"Les Spectres de la nuit" est le douzième recueil de "Ric Hochet", série créée par le Belge André-Paul Duchâteau (1925-2020) et le Français Gilbert Gascard (1931-2010), alias Tibet ; il est paru au Lombard en mars 1971, après avoir été prépublié dans "Le Journal de Tintin", entre le 29 juillet (nº30/69) et le 9 décembre 1969 (nº49/69). Cet ouvrage format 22,5 × 30,0 cm à la couverture cartonnée contient quarante-quatre planches. Titre-fleuve culte, "Ric Hochet" compte soixante-dix-huit volets et s'étend sur près de cinquante ans ; le dernier est sorti en 2010.
Duchâteau écrit le scénario et Tibet produit la partie graphique (dessin, encrage, mise en couleur). Tibet ne réalisait pas les décors et les confiait à des assistants ; ici, à Christian Denayer.

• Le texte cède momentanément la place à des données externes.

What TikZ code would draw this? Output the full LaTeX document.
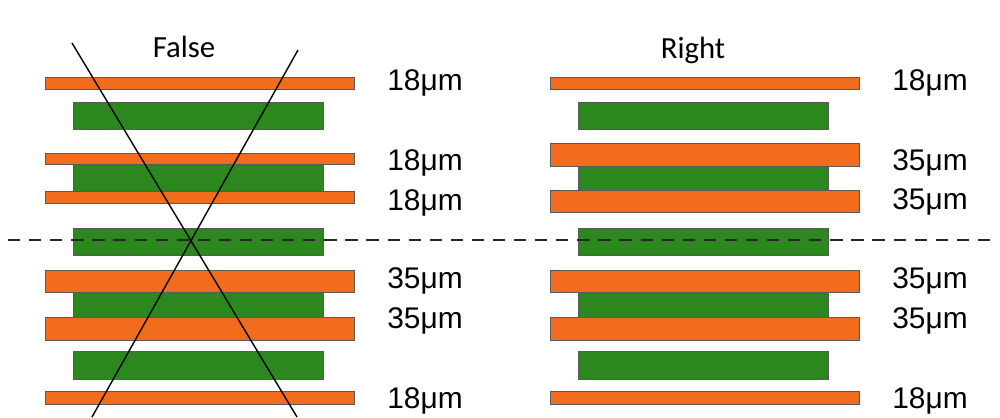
\documentclass[tikz,border=0pt]{standalone}
\usepackage{fontspec}
\setmainfont{Liberation Sans}
\newfontfamily\titlefont{Carlito}
\usetikzlibrary{positioning}

\definecolor{cuorange}{RGB}{242,108,30}
\definecolor{coregreen}{RGB}{44,136,30}

\tikzset{
  copper/.style={fill=cuorange, draw=black!65, line width=0.5pt},
  core/.style={fill=coregreen, draw=black!65, line width=0.5pt},
  thick label/.style={anchor=base west, inner sep=0pt, font=\fontsize{17}{20}\selectfont},
  title/.style={inner sep=0pt, font=\titlefont\fontsize{17.5}{20}\selectfont},
}

\begin{document}
\begin{tikzpicture}[x=0.02cm, y=-0.02cm]
  \useasboundingbox (0,0) rectangle (1000,417);
  \fill[white] (0,0) rectangle (1000,417);

  % titles
  \node[title] (false) at (184,47) {False};
  \node[title] (right) at (693,50) {Right};

  % left stack (wrong)
  \foreach \ya/\yb in {102/129, 164/191, 228/255, 292/317, 351/379}
    \draw[core] (73,\ya) rectangle (323,\yb);
  \foreach \ya/\yb in {77/89, 153/164, 191/203, 270/292, 317/340, 391/404}
    \draw[copper] (45,\ya) rectangle (354,\yb);

  % right stack (right)
  \foreach \ya/\yb in {102/129, 166/190, 228/255, 292/317, 351/379}
    \draw[core] (578,\ya) rectangle (828,\yb);
  \foreach \ya/\yb in {77/89, 143/166, 190/212, 270/292, 317/340, 391/404}
    \draw[copper] (550,\ya) rectangle (859,\yb);

  % symmetry line
  \draw[dash pattern=on 7pt off 5pt, line width=0.9pt, black!85] (8,240) -- (995,240);

  % cross over the wrong stack
  \coordinate (xa) at (72,43);
  \coordinate (xb) at (297,417);
  \coordinate (xc) at (298,50);
  \coordinate (xd) at (92,417);
  \draw[line width=0.8pt] (xa) -- (xb);
  \draw[line width=0.8pt] (xc) -- (xd);

  % thickness labels
  \node[thick label] (l1) at (387,90) {18μm};
  \node[thick label] (l2) at (387,170) {18μm};
  \node[thick label] (l3) at (387,210) {18μm};
  \node[thick label] (l4) at (387,288) {35μm};
  \node[thick label] (l5) at (387,328) {35μm};
  \node[thick label] (l6) at (387,408) {18μm};

  \node[thick label] (r1) at (892,90) {18μm};
  \node[thick label] (r2) at (892,170) {35μm};
  \node[thick label] (r3) at (892,209) {35μm};
  \node[thick label] (r4) at (892,288) {35μm};
  \node[thick label] (r5) at (892,328) {35μm};
  \node[thick label] (r6) at (892,408) {18μm};
\end{tikzpicture}
\end{document}
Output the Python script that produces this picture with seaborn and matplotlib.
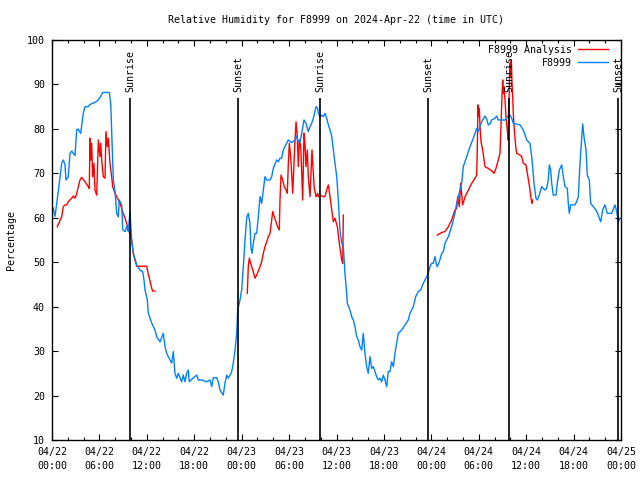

Ric, Bourdon et Nadine se trouvent dans le bureau du domicile du reporter. Ils y examinent l'agrandissement d'une photo sur laquelle il n'y a rien d'autre que des empreintes de pas humains dans la neige. Lorsque Bourdon lui demande de quoi il s'agit, Ric plaisante : ce sont "les pas de l'homme invisible". Mais Nadine exigeant de lui un peu de sérieux, il raconte qu'il a reçu la photographie le matin, accompagnée d'un recueil de contes horrifiques, et d'une lettre. L'expéditeur ? Un certain Léonard Z. Swift. Daté du 5 février, le courrier est une invitation. L'auteur se targue d'être un "grand écrivain visionnaire" de réputation internationale, qui ne décrit que "ce qui est". Il explique que le cliché est unique : il a réussi à photographier les pas de "l'un d'eux". Il conclut en ajoutant qu'il pressent des événements effrayants et propose à Ric Hochet de le rejoindre. Ric demande leur avis à Bourdon et Nadine. Pour le commissaire, Swift est un "ostrogoth" et est "fou à lier". Ou alors, quelqu'un lui monte "un bateau", auprès duquel le paquebot France est une "vulgaire barquette" ! Nadine reproche à son oncle son conformisme. Swift est installé à Mâlemort. Ric consulte le guide touristique...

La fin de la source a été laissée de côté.